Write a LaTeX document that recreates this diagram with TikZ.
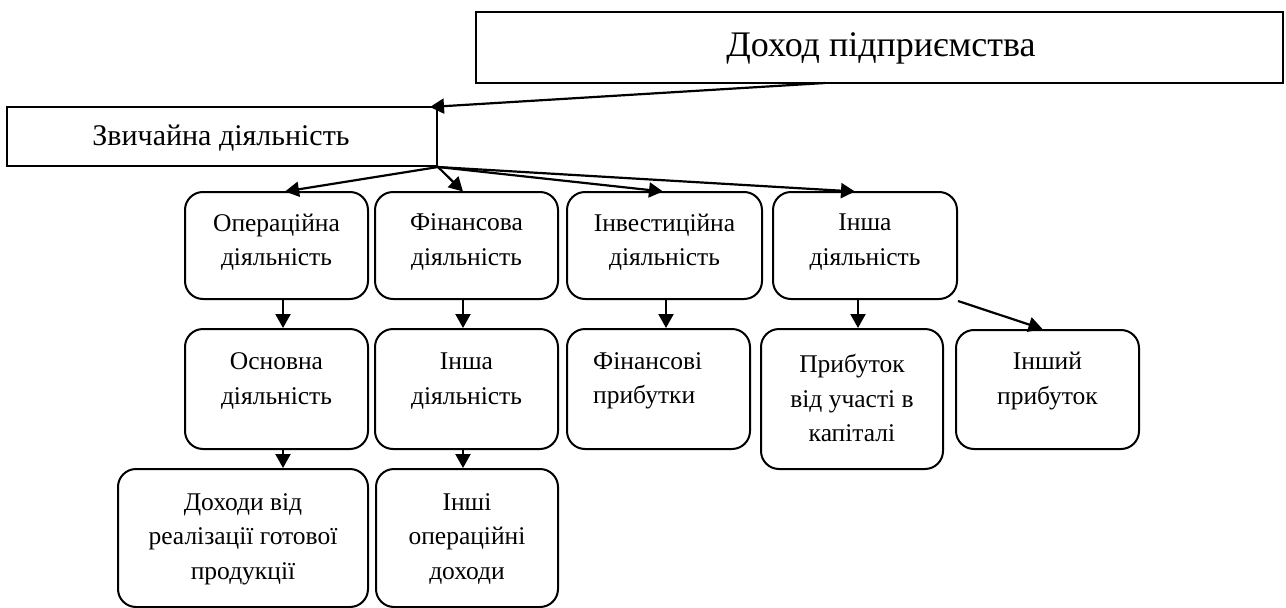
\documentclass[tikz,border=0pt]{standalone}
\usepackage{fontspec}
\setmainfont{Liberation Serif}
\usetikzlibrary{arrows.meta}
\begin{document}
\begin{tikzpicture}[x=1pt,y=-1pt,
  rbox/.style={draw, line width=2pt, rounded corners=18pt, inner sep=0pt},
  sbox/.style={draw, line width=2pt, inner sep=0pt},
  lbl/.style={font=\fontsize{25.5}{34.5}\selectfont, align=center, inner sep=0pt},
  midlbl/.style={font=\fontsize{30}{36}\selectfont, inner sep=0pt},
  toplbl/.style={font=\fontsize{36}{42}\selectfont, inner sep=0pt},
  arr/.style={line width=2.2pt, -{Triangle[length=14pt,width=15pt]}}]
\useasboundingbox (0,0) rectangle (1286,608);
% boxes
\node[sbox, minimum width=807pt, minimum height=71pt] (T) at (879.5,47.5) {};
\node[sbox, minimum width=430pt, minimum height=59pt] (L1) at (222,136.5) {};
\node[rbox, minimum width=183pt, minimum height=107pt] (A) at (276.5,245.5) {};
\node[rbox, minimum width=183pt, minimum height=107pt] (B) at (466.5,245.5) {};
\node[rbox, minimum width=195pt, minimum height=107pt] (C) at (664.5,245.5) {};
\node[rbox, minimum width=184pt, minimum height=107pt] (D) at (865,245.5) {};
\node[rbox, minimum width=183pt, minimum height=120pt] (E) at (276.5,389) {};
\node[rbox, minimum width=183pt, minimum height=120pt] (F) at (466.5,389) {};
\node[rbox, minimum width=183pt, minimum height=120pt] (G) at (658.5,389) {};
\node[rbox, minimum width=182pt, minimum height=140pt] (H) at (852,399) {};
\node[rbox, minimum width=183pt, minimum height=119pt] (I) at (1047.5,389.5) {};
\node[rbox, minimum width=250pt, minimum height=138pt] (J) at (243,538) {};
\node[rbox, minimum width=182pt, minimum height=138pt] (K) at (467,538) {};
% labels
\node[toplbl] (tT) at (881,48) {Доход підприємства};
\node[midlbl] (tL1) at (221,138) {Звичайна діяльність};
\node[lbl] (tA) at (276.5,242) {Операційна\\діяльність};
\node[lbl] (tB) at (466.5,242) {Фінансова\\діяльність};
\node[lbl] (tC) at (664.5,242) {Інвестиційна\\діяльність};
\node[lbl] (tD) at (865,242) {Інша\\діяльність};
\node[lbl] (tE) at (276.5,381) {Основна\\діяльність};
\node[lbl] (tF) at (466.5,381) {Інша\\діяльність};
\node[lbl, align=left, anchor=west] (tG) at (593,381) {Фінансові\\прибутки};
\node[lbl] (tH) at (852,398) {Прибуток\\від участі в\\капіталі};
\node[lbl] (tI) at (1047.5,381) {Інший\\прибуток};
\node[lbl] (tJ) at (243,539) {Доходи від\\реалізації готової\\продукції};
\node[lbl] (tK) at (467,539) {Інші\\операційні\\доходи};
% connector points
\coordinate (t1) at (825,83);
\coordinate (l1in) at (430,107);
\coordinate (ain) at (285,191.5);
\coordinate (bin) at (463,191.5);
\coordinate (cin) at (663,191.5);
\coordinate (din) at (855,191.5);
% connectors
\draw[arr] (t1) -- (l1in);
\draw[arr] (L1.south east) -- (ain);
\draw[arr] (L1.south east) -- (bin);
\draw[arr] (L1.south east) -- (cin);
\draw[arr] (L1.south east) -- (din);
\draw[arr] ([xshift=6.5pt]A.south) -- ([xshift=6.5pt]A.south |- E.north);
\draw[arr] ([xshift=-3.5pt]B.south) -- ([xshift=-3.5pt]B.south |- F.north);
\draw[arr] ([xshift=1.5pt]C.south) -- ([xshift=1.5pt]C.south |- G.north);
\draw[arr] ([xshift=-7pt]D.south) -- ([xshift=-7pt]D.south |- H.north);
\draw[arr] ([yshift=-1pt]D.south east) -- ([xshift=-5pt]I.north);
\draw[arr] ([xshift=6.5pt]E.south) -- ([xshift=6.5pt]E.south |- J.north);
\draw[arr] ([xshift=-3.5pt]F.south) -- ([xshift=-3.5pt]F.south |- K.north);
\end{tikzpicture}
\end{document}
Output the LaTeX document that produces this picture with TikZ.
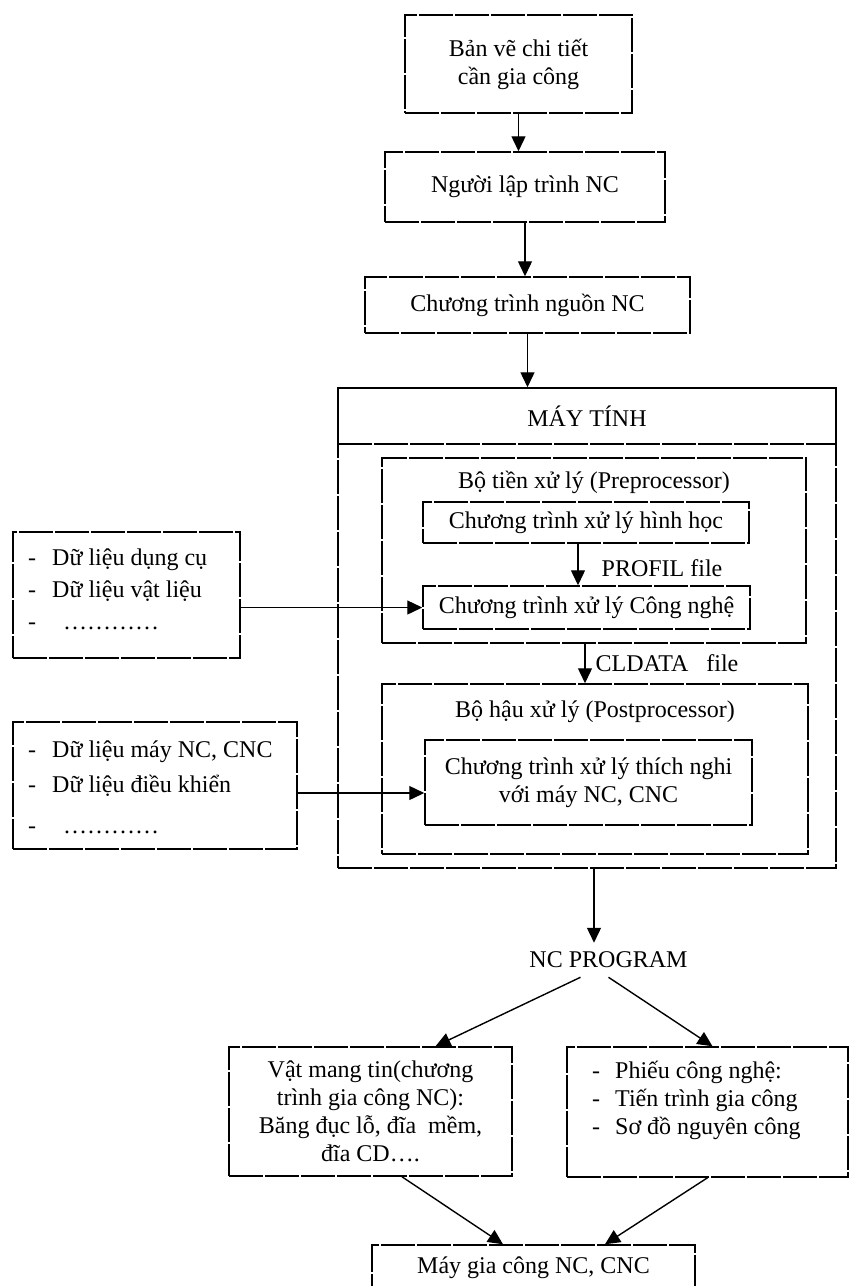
────
__TASK TO COMPLETE__: Transcribe each line above verbatim, with the pictures left out.

__EXERCISE OUTPUT__:
Write a LaTeX document that recreates this diagram with TikZ.
\documentclass[tikz,border=0pt]{standalone}
\usepackage{fontspec}
\setmainfont{Liberation Serif}
\usetikzlibrary{arrows.meta}
\begin{document}
\begin{tikzpicture}[x=1pt,y=-1pt,
  rbox/.style={draw, line width=2pt, rounded corners=18pt, inner sep=0pt},
  sbox/.style={draw, line width=2pt, inner sep=0pt},
  lbl/.style={font=\fontsize{25.5}{34.5}\selectfont, align=center, inner sep=0pt},
  midlbl/.style={font=\fontsize{30}{36}\selectfont, inner sep=0pt},
  toplbl/.style={font=\fontsize{36}{42}\selectfont, inner sep=0pt},
  arr/.style={line width=2.2pt, -{Triangle[length=14pt,width=15pt]}}]
\useasboundingbox (0,0) rectangle (1286,608);
% boxes
\node[sbox, minimum width=807pt, minimum height=71pt] (T) at (879.5,47.5) {};
\node[sbox, minimum width=430pt, minimum height=59pt] (L1) at (222,136.5) {};
\node[rbox, minimum width=183pt, minimum height=107pt] (A) at (276.5,245.5) {};
\node[rbox, minimum width=183pt, minimum height=107pt] (B) at (466.5,245.5) {};
\node[rbox, minimum width=195pt, minimum height=107pt] (C) at (664.5,245.5) {};
\node[rbox, minimum width=184pt, minimum height=107pt] (D) at (865,245.5) {};
\node[rbox, minimum width=183pt, minimum height=120pt] (E) at (276.5,389) {};
\node[rbox, minimum width=183pt, minimum height=120pt] (F) at (466.5,389) {};
\node[rbox, minimum width=183pt, minimum height=120pt] (G) at (658.5,389) {};
\node[rbox, minimum width=182pt, minimum height=140pt] (H) at (852,399) {};
\node[rbox, minimum width=183pt, minimum height=119pt] (I) at (1047.5,389.5) {};
\node[rbox, minimum width=250pt, minimum height=138pt] (J) at (243,538) {};
\node[rbox, minimum width=182pt, minimum height=138pt] (K) at (467,538) {};
% labels
\node[toplbl] (tT) at (881,48) {Доход підприємства};
\node[midlbl] (tL1) at (221,138) {Звичайна діяльність};
\node[lbl] (tA) at (276.5,242) {Операційна\\діяльність};
\node[lbl] (tB) at (466.5,242) {Фінансова\\діяльність};
\node[lbl] (tC) at (664.5,242) {Інвестиційна\\діяльність};
\node[lbl] (tD) at (865,242) {Інша\\діяльність};
\node[lbl] (tE) at (276.5,381) {Основна\\діяльність};
\node[lbl] (tF) at (466.5,381) {Інша\\діяльність};
\node[lbl, align=left, anchor=west] (tG) at (593,381) {Фінансові\\прибутки};
\node[lbl] (tH) at (852,398) {Прибуток\\від участі в\\капіталі};
\node[lbl] (tI) at (1047.5,381) {Інший\\прибуток};
\node[lbl] (tJ) at (243,539) {Доходи від\\реалізації готової\\продукції};
\node[lbl] (tK) at (467,539) {Інші\\операційні\\доходи};
% connector points
\coordinate (t1) at (825,83);
\coordinate (l1in) at (430,107);
\coordinate (ain) at (285,191.5);
\coordinate (bin) at (463,191.5);
\coordinate (cin) at (663,191.5);
\coordinate (din) at (855,191.5);
% connectors
\draw[arr] (t1) -- (l1in);
\draw[arr] (L1.south east) -- (ain);
\draw[arr] (L1.south east) -- (bin);
\draw[arr] (L1.south east) -- (cin);
\draw[arr] (L1.south east) -- (din);
\draw[arr] ([xshift=6.5pt]A.south) -- ([xshift=6.5pt]A.south |- E.north);
\draw[arr] ([xshift=-3.5pt]B.south) -- ([xshift=-3.5pt]B.south |- F.north);
\draw[arr] ([xshift=1.5pt]C.south) -- ([xshift=1.5pt]C.south |- G.north);
\draw[arr] ([xshift=-7pt]D.south) -- ([xshift=-7pt]D.south |- H.north);
\draw[arr] ([yshift=-1pt]D.south east) -- ([xshift=-5pt]I.north);
\draw[arr] ([xshift=6.5pt]E.south) -- ([xshift=6.5pt]E.south |- J.north);
\draw[arr] ([xshift=-3.5pt]F.south) -- ([xshift=-3.5pt]F.south |- K.north);
\end{tikzpicture}
\end{document}
Output the LaTeX document that produces this picture with TikZ.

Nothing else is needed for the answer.